Turn up the hem before sewing and press into place. Press only the bottom edge of the hem (Fig 6).

Fig 6

Full skirt hems need to be turned up and the excess can be shrunk away using a damp pressing cloth (see Dressmaking Hems, page 37).

ROLLING SEAMS

Facings, collars and cuffs may need to have the seams rolled as you press to get right up to the seam edge. To get a crisp edge, first press seams open and then turn the garment right side out and gently roll with your fingers directly under the finished seam. This forces the top edge of the seam up. Press gently at the very edge of the seam as you go to avoid shadowing from the inside seams. This may need to be done on the inside and outside of the garment. Use a pressing cloth if necessary.

THE PRESSING NEEDS OF VARIOUS MATERIALS

Some tips on pressing the basic fabrics you will probably use most in your sewing are included here. If using an unfamiliar fabric always test press on a spare piece, starting with a cool iron temperature.

COTTON

Cotton is not difficult to press and likes a hot iron. Use a damp pressing cloth to get the best results.

WOOL

Never press wool fabric dry: add water to the iron and always use steam heat. Wool is prone to shine when pressed so use a pressing cloth. Shine may be reduced by sponging white vinegar on the surface of a wool garment and rinsing thoroughly. If napped wool fabric is slightly scorched when pressing, rub lightly with an emery board. Use a diluted solution of hydrogen peroxide for a more severe scorch, testing on a hidden area first. Don’t over press wool and be especially careful of seam shadow.

SILK

Use a moderately hot iron and avoid using moisture as it may stain the fabric. Thin silks need a light touch. Taffeta is tricky as wax is used in the weaving process, so place tissue between the iron and fabric.

CORDUROY, VELVETS AND DEEP NAP FABRICS

Always press in the direction of the nap. For best results, use a needle board. Lay the fabric pile side down onto the needle board, place a cloth over the wrong side and press gently with a warm iron. Alternatively, stand the iron on its end; grasp either end of the fabric and pressing cloth so the fabric is taut, with the pile on the outside; pass up and down the front of the iron. Do not handle velvet while still warm as it will become finger marked and flattened.

OILSKIN

When pressing oilskin, protect your iron with a thick cloth and your board with several layers of fabric. Use a medium heat and press lightly, using the tip of the iron where possible and no steam. If you over press, the oilskin will start to discolor but, as long as you don’t overdo it, the color will come back.

LINEN

Linen presses well with steam but can store creases badly so always press with a damp cloth.
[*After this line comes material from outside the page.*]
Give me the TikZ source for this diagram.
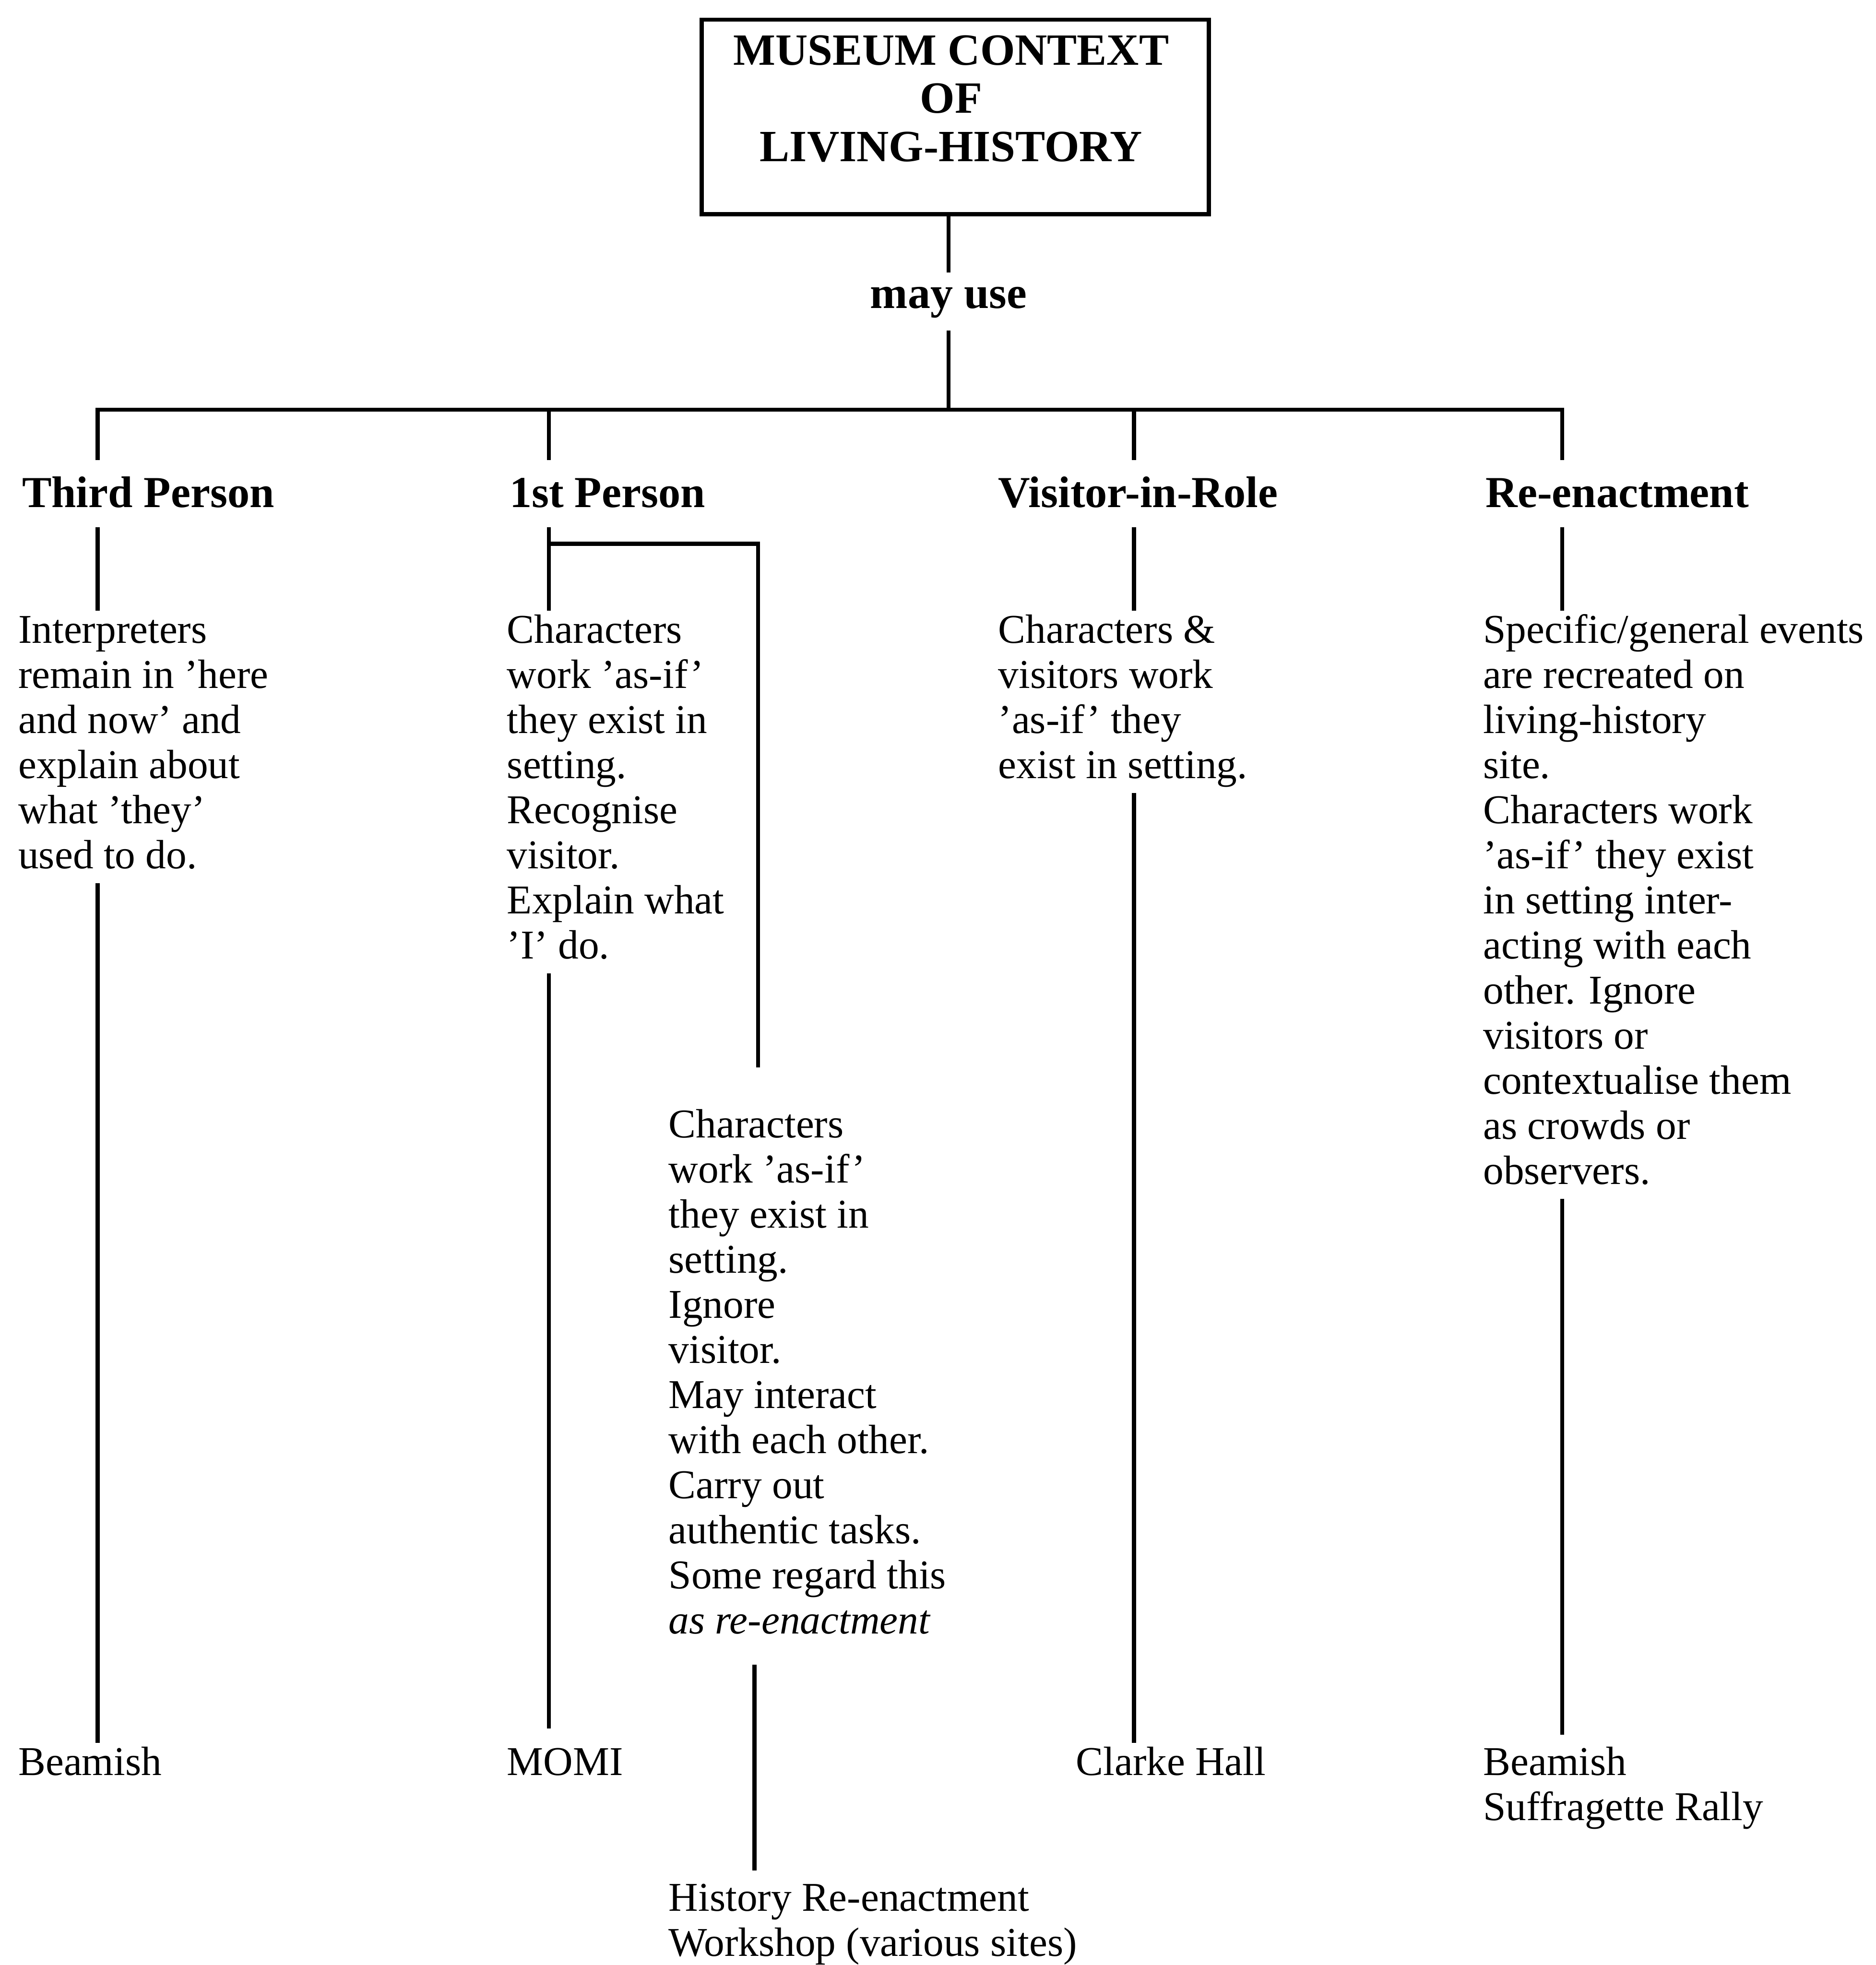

Linen can take a hot iron, but don’t hold the iron in one place too long as it can scorch.

1 Despite using the terms ironing and pressing interchangeably, a distinction needs to be made between them. Ironing refers to what you do with your line-fresh laundry to make it look smart, whereas pressing is a tailoring skill and fundamental part of the garment-making process.